Questa spiegazione non risponde appieno al significato della  frase, ma vediamo ora una terza ipotesi

3- I malgari ovvero i produttori di formaggi, erano gente abituata alla solitudine dei monti, forti, temprati da un lavoro duro e dall’ ambiente di montagna impervio e rigido.  Erano uomini taciturni, burberi, pratici, contemplativi e poco avvezzi alle furberie della gente di città.  Accadeva, quelle rarissime volte, che scendevano a valle per vendere o barattare i loro prodotti  che se qualcuno provava a imbrogliarli o a prendersi gioco di loro si facevano giustizia da soli in modo brutale e violento. Loro erano fisicamente molto forti e ne avevano spesso la meglio a suon di pugni e sberle.

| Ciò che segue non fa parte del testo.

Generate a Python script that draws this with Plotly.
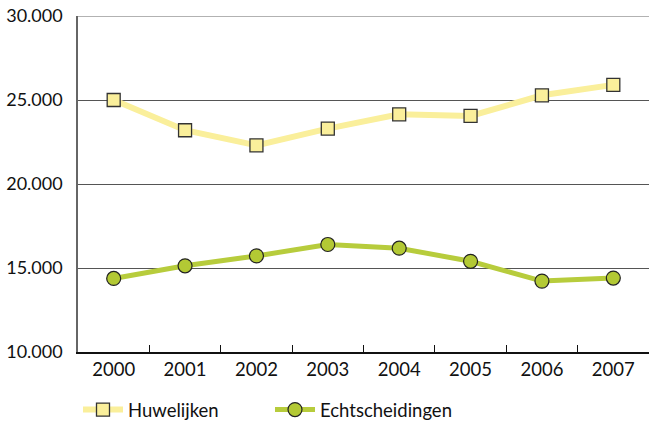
import plotly.graph_objects as go

# jaren en aantallen
jaren = ["2000", "2001", "2002", "2003", "2004", "2005", "2006", "2007"]
huwelijken = [25000, 23200, 22300, 23300, 24150, 24050, 25280, 25900]
echtscheidingen = [14380, 15130, 15720, 16400, 16180, 15400, 14220, 14400]

y_ticks = [10000, 15000, 20000, 25000, 30000]

fig = go.Figure()

fig.add_trace(go.Scatter(
    x=jaren,
    y=huwelijken,
    name="Huwelijken",
    mode="lines+markers",
    line=dict(color="#faef9b", width=6),
    marker=dict(symbol="square", size=13, color="#faef9b",
                line=dict(color="#333333", width=1.3)),
))

fig.add_trace(go.Scatter(
    x=jaren,
    y=echtscheidingen,
    name="Echtscheidingen",
    mode="lines+markers",
    line=dict(color="#b7cc3c", width=5),
    marker=dict(symbol="circle", size=14, color="#b3c934",
                line=dict(color="#222222", width=1.2)),
))

# bovenste rasterlijn (30.000) valt samen met de rand van het plotvlak
fig.add_shape(type="line", xref="paper", x0=0, x1=1, yref="y", y0=y_ticks[-1], y1=y_ticks[-1],
              line=dict(color="#666666", width=1.2), layer="below")

fig.update_layout(
    width=649,
    height=421,
    margin=dict(l=78, r=0, t=16, b=69, autoexpand=False),
    plot_bgcolor="white",
    paper_bgcolor="white",
    separators=",.",
    font=dict(family="Lato, Open Sans, sans-serif", size=18, color="#111111"),
    xaxis=dict(
        type="category",
        range=[-0.5, 7.5],
        showline=True,
        linecolor="#111111",
        linewidth=1.5,
        ticks="inside",
        tickson="boundaries",
        ticklen=7,
        tickcolor="#111111",
        showgrid=False,
        automargin=False,
        tickfont=dict(size=18.5),
    ),
    yaxis=dict(
        range=[10000, 30000],
        tickvals=y_ticks,
        tickformat=",d",
        showline=True,
        linecolor="#666666",
        linewidth=1.5,
        showgrid=True,
        gridcolor="#555555",
        gridwidth=1,
        zeroline=False,
        ticks="",
        ticklabelstandoff=10,
        automargin=False,
        tickfont=dict(size=18),
    ),
    legend=dict(
        orientation="h",
        x=0,
        xanchor="left",
        yref="container",
        y=0.026,
        yanchor="middle",
        font=dict(size=18.5),
        entrywidth=137,
        entrywidthmode="pixels",
        itemwidth=40,
    ),
)

# pagina zonder witrand, zodat de figuur precies in het venster past
fig.write_html("out.html",
               config={"displayModeBar": False},
               post_script="document.body.style.margin='0';document.body.style.overflow='hidden';")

Queste sono le spiegazioni che sono riuscita a trovare di questo detto sempre molto usato ci riportano tutte a una giustizia fatta utilizzando qualche sberla o pugno… come andava di moda un tempo per farsi rispettare.

E io auguro a tutti gli arroganti di trovare prima o poi quel del formajo, magari, che insegni loro l’educazione a parole ma che l’arroganza venga spenta definitivamente sul nascere.